[Code that draws figures]
——————
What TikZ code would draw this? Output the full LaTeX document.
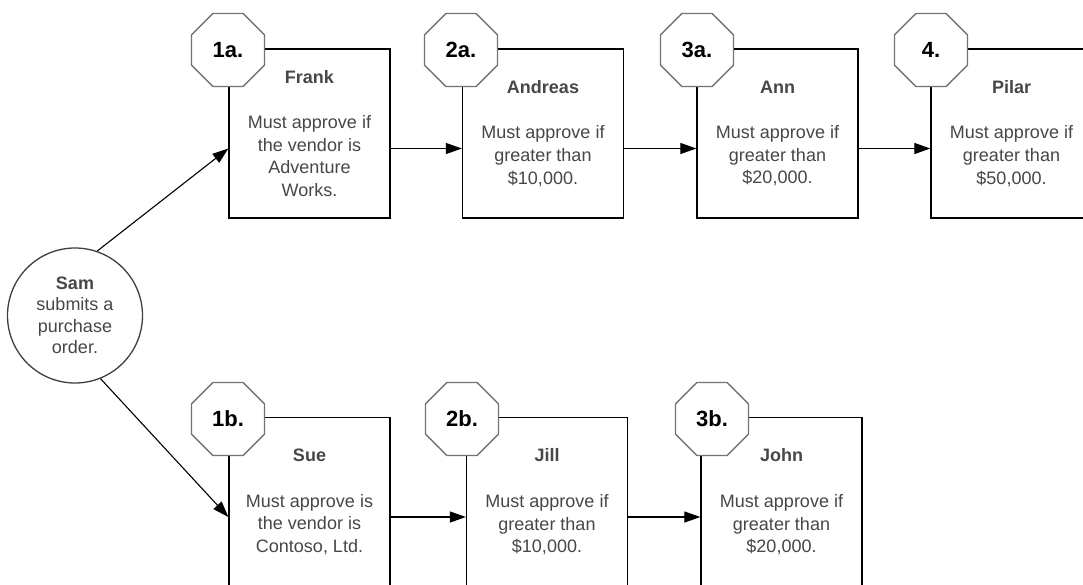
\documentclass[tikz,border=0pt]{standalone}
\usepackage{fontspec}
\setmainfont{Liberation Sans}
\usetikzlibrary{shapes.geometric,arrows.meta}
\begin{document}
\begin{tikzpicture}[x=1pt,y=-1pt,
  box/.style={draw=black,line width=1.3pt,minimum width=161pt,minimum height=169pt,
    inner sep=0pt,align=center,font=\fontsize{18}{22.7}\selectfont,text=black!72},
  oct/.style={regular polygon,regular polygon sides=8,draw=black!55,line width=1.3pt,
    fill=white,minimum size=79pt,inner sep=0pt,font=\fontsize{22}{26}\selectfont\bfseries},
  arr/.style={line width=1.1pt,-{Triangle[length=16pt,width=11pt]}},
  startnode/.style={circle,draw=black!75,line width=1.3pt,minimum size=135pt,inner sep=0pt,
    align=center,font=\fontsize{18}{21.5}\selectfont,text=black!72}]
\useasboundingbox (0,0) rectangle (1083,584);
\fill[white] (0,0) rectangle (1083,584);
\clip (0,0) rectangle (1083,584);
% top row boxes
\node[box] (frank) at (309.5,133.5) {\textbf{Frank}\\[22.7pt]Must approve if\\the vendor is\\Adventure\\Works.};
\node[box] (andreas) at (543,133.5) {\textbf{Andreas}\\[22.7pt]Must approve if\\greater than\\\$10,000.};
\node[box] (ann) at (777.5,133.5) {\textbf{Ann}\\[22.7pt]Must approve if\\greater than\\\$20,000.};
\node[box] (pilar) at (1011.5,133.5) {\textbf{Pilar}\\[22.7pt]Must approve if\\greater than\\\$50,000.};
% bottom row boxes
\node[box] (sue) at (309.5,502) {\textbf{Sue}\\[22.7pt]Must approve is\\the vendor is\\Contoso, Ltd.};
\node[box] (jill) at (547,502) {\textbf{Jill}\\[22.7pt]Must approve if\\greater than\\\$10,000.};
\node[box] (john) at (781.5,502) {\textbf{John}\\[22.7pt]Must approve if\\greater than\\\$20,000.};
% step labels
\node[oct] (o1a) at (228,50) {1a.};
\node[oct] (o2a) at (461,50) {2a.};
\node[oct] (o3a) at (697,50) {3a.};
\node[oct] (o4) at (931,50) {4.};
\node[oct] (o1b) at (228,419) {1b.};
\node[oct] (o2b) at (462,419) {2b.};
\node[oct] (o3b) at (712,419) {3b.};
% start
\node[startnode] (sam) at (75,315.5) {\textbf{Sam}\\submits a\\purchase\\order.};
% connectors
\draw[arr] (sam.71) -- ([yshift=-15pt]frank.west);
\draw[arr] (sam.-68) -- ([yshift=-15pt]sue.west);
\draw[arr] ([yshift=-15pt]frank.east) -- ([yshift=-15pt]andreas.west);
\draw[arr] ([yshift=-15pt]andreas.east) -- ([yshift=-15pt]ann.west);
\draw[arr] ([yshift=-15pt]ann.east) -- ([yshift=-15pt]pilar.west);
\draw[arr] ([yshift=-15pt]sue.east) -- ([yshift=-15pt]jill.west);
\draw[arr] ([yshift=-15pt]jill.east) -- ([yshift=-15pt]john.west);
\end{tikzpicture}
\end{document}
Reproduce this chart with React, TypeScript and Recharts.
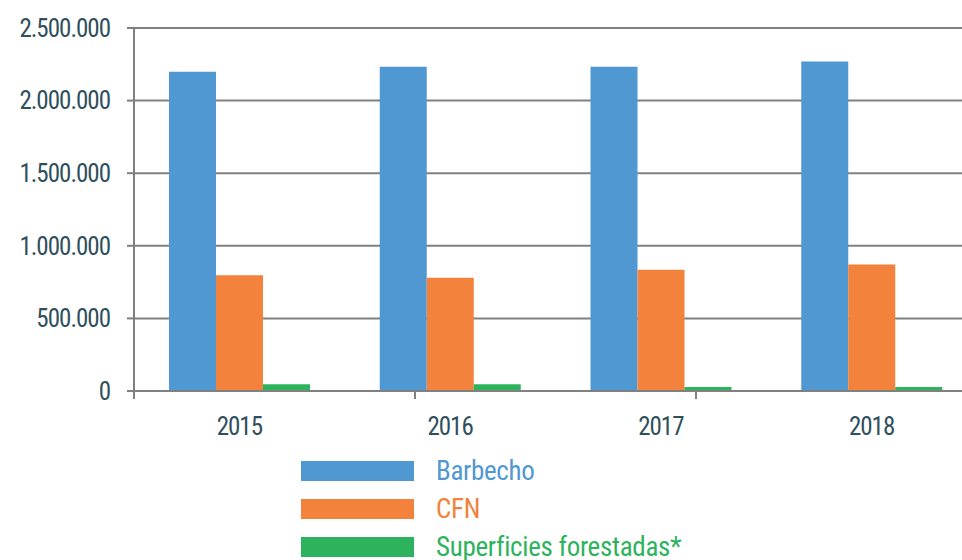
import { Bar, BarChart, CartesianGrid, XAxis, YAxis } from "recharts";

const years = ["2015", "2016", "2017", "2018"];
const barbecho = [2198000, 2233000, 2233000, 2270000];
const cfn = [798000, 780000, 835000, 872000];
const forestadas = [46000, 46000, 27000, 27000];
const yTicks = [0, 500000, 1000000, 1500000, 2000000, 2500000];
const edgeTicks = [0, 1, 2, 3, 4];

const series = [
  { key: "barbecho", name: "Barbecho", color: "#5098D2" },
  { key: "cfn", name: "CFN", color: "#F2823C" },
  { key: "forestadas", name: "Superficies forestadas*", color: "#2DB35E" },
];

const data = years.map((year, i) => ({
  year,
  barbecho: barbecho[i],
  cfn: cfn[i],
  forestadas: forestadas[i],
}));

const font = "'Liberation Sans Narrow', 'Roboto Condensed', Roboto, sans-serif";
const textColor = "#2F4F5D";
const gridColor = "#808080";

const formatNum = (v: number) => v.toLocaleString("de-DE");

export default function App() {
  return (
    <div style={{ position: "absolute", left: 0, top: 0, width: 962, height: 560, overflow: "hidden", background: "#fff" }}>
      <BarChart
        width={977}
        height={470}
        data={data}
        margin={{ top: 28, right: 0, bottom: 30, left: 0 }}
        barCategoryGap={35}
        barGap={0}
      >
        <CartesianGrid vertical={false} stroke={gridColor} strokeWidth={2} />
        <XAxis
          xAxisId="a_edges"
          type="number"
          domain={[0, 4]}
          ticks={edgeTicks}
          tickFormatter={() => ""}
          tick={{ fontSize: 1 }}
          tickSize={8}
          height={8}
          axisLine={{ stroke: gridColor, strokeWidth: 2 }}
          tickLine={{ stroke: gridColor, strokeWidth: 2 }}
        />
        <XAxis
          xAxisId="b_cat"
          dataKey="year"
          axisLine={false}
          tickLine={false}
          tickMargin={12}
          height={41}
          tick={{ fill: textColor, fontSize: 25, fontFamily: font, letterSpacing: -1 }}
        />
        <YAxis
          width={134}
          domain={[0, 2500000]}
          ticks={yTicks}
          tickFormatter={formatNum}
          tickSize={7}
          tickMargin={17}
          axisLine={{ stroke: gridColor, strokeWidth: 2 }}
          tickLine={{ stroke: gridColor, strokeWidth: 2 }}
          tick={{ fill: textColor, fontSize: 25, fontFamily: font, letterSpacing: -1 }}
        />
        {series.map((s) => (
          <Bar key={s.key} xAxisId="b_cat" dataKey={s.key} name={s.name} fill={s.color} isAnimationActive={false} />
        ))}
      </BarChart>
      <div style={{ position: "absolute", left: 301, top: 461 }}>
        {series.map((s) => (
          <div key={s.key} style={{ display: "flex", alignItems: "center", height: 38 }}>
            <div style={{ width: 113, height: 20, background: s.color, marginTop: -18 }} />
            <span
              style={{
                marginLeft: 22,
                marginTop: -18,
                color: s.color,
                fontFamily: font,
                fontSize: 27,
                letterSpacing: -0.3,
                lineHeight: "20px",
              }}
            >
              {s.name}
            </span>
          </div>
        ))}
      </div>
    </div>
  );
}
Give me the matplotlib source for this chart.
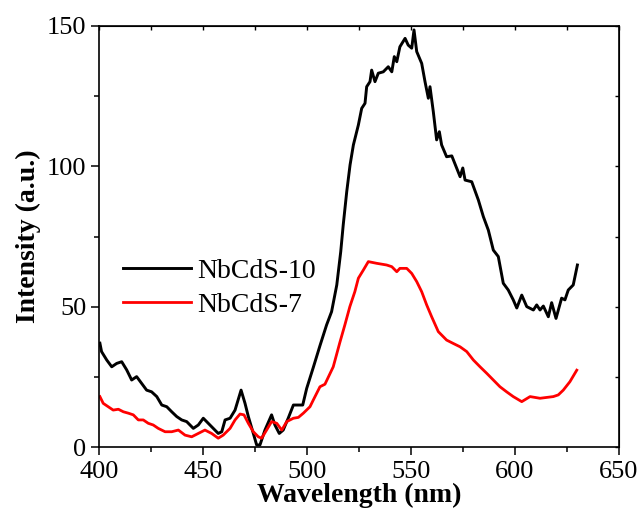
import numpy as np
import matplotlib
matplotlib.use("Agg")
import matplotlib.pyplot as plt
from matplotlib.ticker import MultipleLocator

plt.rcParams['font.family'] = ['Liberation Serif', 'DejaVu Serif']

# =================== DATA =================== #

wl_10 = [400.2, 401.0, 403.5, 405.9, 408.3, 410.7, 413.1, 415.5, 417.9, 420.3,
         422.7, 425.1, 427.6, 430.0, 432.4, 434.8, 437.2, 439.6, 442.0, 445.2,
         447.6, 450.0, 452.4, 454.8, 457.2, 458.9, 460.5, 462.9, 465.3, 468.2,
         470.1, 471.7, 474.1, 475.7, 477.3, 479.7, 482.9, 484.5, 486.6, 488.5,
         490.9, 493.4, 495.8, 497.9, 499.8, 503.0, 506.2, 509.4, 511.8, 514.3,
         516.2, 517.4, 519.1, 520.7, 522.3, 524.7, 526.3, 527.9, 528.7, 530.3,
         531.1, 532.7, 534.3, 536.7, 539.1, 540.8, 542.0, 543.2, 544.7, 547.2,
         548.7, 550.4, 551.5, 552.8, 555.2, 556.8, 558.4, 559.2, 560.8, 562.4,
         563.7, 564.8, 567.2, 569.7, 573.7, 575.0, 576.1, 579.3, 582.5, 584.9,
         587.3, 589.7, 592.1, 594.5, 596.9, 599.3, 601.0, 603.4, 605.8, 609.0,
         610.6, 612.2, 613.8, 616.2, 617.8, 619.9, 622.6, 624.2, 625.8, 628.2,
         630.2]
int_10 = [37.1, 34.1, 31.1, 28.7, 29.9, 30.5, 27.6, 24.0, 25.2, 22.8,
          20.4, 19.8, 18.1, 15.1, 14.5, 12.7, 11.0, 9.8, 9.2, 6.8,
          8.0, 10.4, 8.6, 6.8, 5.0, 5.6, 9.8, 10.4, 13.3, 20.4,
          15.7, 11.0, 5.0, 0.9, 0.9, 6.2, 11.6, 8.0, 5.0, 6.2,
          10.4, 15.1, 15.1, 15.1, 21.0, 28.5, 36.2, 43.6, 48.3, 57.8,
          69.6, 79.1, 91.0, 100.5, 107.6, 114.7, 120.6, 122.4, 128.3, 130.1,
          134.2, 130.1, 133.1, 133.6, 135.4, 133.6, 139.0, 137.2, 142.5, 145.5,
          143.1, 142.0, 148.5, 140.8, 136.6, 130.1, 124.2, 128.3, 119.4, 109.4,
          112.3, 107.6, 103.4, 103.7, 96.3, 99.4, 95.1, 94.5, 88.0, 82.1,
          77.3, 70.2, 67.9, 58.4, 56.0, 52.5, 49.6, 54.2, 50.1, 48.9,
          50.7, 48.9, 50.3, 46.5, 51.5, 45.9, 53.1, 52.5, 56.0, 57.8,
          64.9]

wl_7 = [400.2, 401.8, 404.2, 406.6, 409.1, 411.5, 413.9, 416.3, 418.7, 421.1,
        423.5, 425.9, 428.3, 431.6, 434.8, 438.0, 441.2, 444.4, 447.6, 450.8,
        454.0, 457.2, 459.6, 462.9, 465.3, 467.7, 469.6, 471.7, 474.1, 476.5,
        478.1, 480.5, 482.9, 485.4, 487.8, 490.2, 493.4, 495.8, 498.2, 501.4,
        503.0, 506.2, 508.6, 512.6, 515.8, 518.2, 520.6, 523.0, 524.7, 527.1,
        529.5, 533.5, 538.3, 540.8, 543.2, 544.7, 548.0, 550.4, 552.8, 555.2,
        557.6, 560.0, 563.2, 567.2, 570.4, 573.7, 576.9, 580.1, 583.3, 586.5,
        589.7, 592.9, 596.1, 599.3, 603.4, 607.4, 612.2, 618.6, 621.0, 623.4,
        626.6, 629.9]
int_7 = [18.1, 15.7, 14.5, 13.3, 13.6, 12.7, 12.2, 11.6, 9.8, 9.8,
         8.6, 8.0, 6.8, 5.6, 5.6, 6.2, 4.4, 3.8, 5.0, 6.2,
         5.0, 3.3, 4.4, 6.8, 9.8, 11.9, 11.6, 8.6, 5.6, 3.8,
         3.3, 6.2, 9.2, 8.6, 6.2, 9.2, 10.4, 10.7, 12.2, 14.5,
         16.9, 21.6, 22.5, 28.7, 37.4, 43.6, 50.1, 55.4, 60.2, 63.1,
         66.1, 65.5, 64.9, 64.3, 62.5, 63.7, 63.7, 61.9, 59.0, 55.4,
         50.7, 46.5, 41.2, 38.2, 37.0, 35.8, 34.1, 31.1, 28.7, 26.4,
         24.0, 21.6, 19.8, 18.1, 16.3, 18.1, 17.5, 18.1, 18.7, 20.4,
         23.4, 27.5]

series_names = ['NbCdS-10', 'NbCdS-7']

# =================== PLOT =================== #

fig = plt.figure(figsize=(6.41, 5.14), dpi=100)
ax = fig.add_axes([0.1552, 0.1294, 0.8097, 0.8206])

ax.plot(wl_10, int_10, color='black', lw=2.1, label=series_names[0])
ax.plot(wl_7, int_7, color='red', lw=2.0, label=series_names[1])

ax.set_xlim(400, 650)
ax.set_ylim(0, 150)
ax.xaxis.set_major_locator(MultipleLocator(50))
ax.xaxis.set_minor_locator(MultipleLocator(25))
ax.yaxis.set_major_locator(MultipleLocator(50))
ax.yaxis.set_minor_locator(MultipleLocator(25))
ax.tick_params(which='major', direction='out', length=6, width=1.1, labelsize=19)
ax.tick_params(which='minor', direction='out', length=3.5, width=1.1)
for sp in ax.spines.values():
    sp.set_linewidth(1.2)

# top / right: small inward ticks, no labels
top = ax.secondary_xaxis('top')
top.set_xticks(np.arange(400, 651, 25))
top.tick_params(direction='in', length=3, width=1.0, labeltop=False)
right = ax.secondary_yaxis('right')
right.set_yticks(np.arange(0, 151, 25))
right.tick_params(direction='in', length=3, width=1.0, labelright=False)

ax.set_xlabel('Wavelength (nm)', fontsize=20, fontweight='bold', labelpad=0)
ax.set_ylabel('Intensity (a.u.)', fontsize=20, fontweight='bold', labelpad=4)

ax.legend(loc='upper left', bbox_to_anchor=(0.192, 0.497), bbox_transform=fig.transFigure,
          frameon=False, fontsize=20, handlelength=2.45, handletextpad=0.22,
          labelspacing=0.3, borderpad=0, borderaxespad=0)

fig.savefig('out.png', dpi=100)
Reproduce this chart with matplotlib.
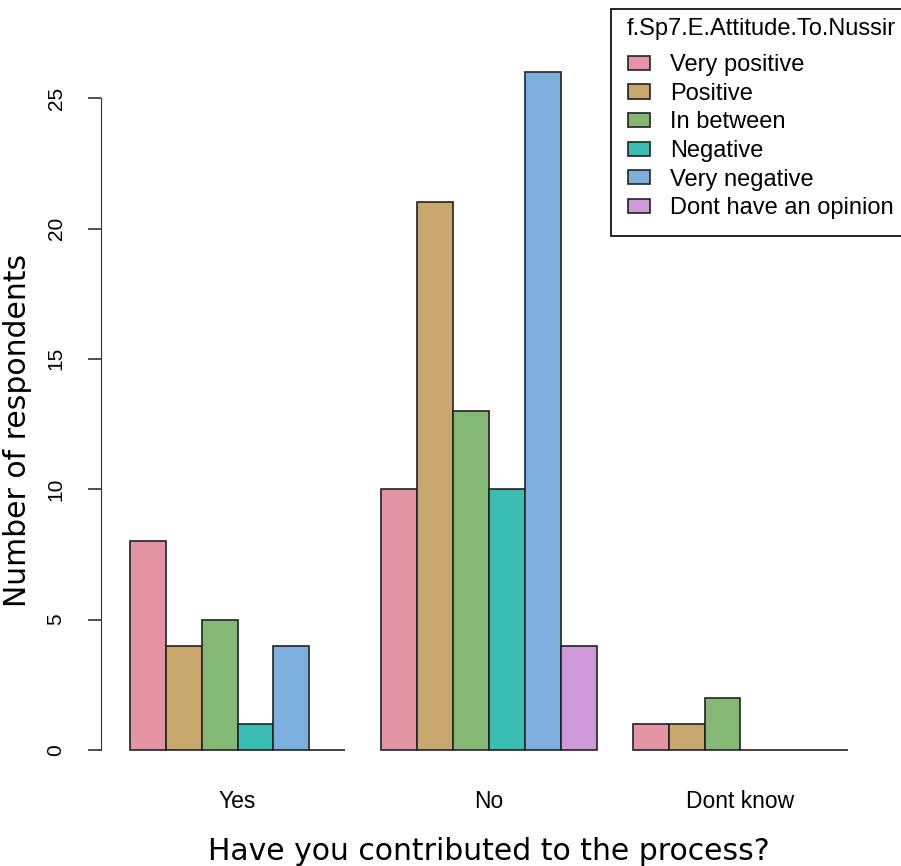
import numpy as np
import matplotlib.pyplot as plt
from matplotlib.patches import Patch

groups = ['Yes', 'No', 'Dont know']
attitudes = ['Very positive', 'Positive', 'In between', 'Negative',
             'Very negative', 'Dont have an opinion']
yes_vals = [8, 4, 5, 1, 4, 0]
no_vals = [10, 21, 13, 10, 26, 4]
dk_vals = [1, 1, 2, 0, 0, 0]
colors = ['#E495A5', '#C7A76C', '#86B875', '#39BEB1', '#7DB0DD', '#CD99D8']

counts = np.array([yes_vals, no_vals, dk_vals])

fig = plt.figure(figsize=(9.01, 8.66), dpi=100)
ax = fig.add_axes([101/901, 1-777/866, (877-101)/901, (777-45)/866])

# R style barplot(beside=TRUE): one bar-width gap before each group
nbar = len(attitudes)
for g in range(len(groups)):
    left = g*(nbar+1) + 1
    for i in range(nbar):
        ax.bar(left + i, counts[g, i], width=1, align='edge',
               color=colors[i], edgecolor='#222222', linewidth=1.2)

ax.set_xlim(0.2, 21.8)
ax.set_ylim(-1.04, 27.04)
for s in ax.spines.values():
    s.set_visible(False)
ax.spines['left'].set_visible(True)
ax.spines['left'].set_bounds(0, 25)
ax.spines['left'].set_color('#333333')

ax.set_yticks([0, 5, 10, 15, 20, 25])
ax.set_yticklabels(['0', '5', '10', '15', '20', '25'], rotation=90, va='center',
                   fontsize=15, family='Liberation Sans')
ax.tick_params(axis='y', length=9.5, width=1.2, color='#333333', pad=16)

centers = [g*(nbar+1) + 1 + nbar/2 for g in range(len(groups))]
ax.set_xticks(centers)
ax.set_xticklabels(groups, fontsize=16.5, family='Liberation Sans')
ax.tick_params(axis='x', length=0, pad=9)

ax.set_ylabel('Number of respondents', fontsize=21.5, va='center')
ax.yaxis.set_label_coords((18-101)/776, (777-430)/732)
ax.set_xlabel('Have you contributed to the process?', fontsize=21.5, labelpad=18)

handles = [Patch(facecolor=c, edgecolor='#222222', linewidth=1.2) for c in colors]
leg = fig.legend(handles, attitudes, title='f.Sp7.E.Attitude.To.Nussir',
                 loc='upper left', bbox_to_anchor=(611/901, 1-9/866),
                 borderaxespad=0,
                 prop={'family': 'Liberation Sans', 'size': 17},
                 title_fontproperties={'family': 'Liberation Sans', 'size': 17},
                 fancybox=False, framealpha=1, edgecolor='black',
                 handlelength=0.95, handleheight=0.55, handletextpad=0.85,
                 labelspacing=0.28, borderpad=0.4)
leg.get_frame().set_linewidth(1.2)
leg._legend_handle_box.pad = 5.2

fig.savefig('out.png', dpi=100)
——————
Quote the lines above exactly, starting with the one that has "Reproduce this chart with matplotlib." and ending with the one that has "ax.set_xlabel('Have you contributed"; drop the pictures and include nothing else.

Output of the exercise:
Reproduce this chart with matplotlib.
import numpy as np
import matplotlib.pyplot as plt
from matplotlib.patches import Patch

groups = ['Yes', 'No', 'Dont know']
attitudes = ['Very positive', 'Positive', 'In between', 'Negative',
             'Very negative', 'Dont have an opinion']
yes_vals = [8, 4, 5, 1, 4, 0]
no_vals = [10, 21, 13, 10, 26, 4]
dk_vals = [1, 1, 2, 0, 0, 0]
colors = ['#E495A5', '#C7A76C', '#86B875', '#39BEB1', '#7DB0DD', '#CD99D8']

counts = np.array([yes_vals, no_vals, dk_vals])

fig = plt.figure(figsize=(9.01, 8.66), dpi=100)
ax = fig.add_axes([101/901, 1-777/866, (877-101)/901, (777-45)/866])

# R style barplot(beside=TRUE): one bar-width gap before each group
nbar = len(attitudes)
for g in range(len(groups)):
    left = g*(nbar+1) + 1
    for i in range(nbar):
        ax.bar(left + i, counts[g, i], width=1, align='edge',
               color=colors[i], edgecolor='#222222', linewidth=1.2)

ax.set_xlim(0.2, 21.8)
ax.set_ylim(-1.04, 27.04)
for s in ax.spines.values():
    s.set_visible(False)
ax.spines['left'].set_visible(True)
ax.spines['left'].set_bounds(0, 25)
ax.spines['left'].set_color('#333333')

ax.set_yticks([0, 5, 10, 15, 20, 25])
ax.set_yticklabels(['0', '5', '10', '15', '20', '25'], rotation=90, va='center',
                   fontsize=15, family='Liberation Sans')
ax.tick_params(axis='y', length=9.5, width=1.2, color='#333333', pad=16)

centers = [g*(nbar+1) + 1 + nbar/2 for g in range(len(groups))]
ax.set_xticks(centers)
ax.set_xticklabels(groups, fontsize=16.5, family='Liberation Sans')
ax.tick_params(axis='x', length=0, pad=9)

ax.set_ylabel('Number of respondents', fontsize=21.5, va='center')
ax.yaxis.set_label_coords((18-101)/776, (777-430)/732)
ax.set_xlabel('Have you contributed to the process?', fontsize=21.5, labelpad=18)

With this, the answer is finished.